[START OF Dataset section]
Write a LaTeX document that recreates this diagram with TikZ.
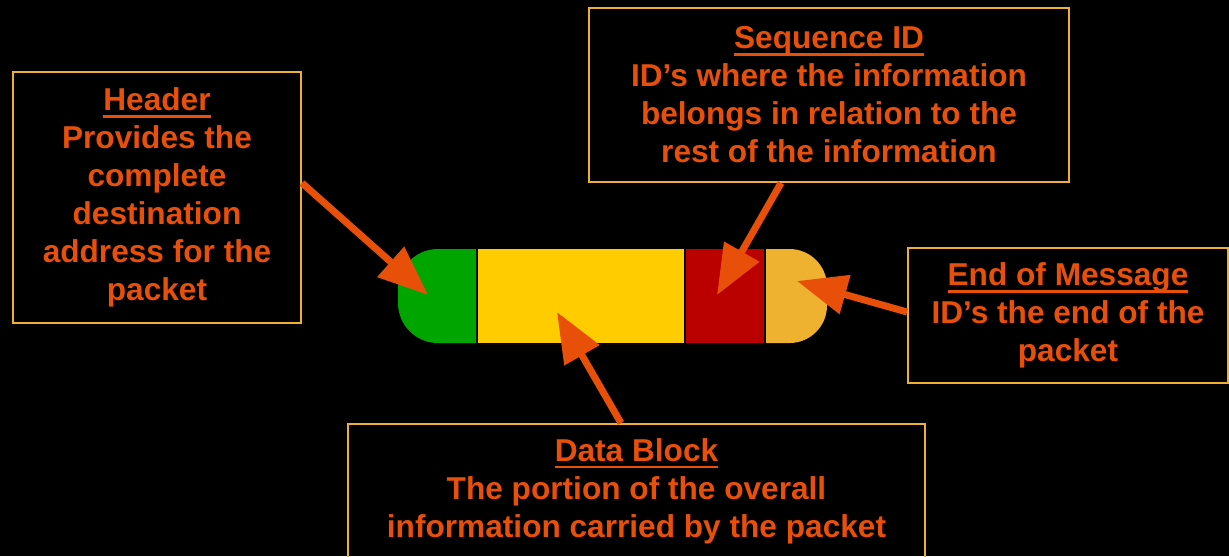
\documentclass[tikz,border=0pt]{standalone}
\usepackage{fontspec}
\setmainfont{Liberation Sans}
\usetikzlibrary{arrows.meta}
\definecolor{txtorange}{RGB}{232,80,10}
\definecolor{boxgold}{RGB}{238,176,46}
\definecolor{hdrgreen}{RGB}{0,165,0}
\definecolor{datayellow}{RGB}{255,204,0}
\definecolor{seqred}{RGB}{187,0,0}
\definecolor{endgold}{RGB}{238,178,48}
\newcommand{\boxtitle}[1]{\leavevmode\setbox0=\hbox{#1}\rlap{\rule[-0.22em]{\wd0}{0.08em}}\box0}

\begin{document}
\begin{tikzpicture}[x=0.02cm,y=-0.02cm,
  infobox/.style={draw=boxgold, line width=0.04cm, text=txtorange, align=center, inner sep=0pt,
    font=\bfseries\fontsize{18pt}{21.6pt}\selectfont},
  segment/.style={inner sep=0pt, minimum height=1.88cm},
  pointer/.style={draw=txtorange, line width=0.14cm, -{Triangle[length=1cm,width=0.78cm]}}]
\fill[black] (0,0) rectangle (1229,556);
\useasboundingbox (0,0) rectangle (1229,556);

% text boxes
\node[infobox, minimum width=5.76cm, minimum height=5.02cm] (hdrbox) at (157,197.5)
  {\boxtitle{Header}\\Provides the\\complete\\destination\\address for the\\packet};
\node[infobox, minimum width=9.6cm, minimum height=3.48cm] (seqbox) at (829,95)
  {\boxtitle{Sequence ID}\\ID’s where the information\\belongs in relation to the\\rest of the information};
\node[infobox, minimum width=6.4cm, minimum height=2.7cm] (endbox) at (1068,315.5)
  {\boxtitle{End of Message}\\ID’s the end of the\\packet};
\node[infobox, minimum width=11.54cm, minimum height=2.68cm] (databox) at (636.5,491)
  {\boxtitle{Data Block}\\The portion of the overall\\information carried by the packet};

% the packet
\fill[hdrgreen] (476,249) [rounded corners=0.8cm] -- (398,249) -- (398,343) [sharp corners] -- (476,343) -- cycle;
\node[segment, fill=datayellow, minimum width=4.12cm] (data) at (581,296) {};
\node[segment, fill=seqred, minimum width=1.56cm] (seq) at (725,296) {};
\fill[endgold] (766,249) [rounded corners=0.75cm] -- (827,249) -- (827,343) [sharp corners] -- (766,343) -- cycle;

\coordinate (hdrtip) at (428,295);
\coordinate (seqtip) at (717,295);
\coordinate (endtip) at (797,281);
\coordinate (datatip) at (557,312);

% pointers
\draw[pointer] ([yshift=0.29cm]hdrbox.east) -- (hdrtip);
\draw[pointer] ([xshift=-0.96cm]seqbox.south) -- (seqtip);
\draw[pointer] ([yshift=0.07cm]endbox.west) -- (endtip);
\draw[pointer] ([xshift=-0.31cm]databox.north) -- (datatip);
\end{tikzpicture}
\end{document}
[END OF Dataset section]
▶ _Problem description_
Set down the complete material exactly, but do not include the images.

▶ _The response_
Write a LaTeX document that recreates this diagram with TikZ.
\documentclass[tikz,border=0pt]{standalone}
\usepackage{fontspec}
\setmainfont{Liberation Sans}
\usetikzlibrary{arrows.meta}
\definecolor{txtorange}{RGB}{232,80,10}
\definecolor{boxgold}{RGB}{238,176,46}
\definecolor{hdrgreen}{RGB}{0,165,0}
\definecolor{datayellow}{RGB}{255,204,0}
\definecolor{seqred}{RGB}{187,0,0}
\definecolor{endgold}{RGB}{238,178,48}
\newcommand{\boxtitle}[1]{\leavevmode\setbox0=\hbox{#1}\rlap{\rule[-0.22em]{\wd0}{0.08em}}\box0}

\begin{document}
\begin{tikzpicture}[x=0.02cm,y=-0.02cm,
  infobox/.style={draw=boxgold, line width=0.04cm, text=txtorange, align=center, inner sep=0pt,
    font=\bfseries\fontsize{18pt}{21.6pt}\selectfont},
  segment/.style={inner sep=0pt, minimum height=1.88cm},
  pointer/.style={draw=txtorange, line width=0.14cm, -{Triangle[length=1cm,width=0.78cm]}}]
\fill[black] (0,0) rectangle (1229,556);
\useasboundingbox (0,0) rectangle (1229,556);

% text boxes
\node[infobox, minimum width=5.76cm, minimum height=5.02cm] (hdrbox) at (157,197.5)
  {\boxtitle{Header}\\Provides the\\complete\\destination\\address for the\\packet};
\node[infobox, minimum width=9.6cm, minimum height=3.48cm] (seqbox) at (829,95)
  {\boxtitle{Sequence ID}\\ID’s where the information\\belongs in relation to the\\rest of the information};
\node[infobox, minimum width=6.4cm, minimum height=2.7cm] (endbox) at (1068,315.5)
  {\boxtitle{End of Message}\\ID’s the end of the\\packet};
\node[infobox, minimum width=11.54cm, minimum height=2.68cm] (databox) at (636.5,491)
  {\boxtitle{Data Block}\\The portion of the overall\\information carried by the packet};

% the packet
\fill[hdrgreen] (476,249) [rounded corners=0.8cm] -- (398,249) -- (398,343) [sharp corners] -- (476,343) -- cycle;
\node[segment, fill=datayellow, minimum width=4.12cm] (data) at (581,296) {};
\node[segment, fill=seqred, minimum width=1.56cm] (seq) at (725,296) {};
\fill[endgold] (766,249) [rounded corners=0.75cm] -- (827,249) -- (827,343) [sharp corners] -- (766,343) -- cycle;

\coordinate (hdrtip) at (428,295);
\coordinate (seqtip) at (717,295);
\coordinate (endtip) at (797,281);
\coordinate (datatip) at (557,312);

% pointers
\draw[pointer] ([yshift=0.29cm]hdrbox.east) -- (hdrtip);
\draw[pointer] ([xshift=-0.96cm]seqbox.south) -- (seqtip);
\draw[pointer] ([yshift=0.07cm]endbox.west) -- (endtip);
\draw[pointer] ([xshift=-0.31cm]databox.north) -- (datatip);
\end{tikzpicture}
\end{document}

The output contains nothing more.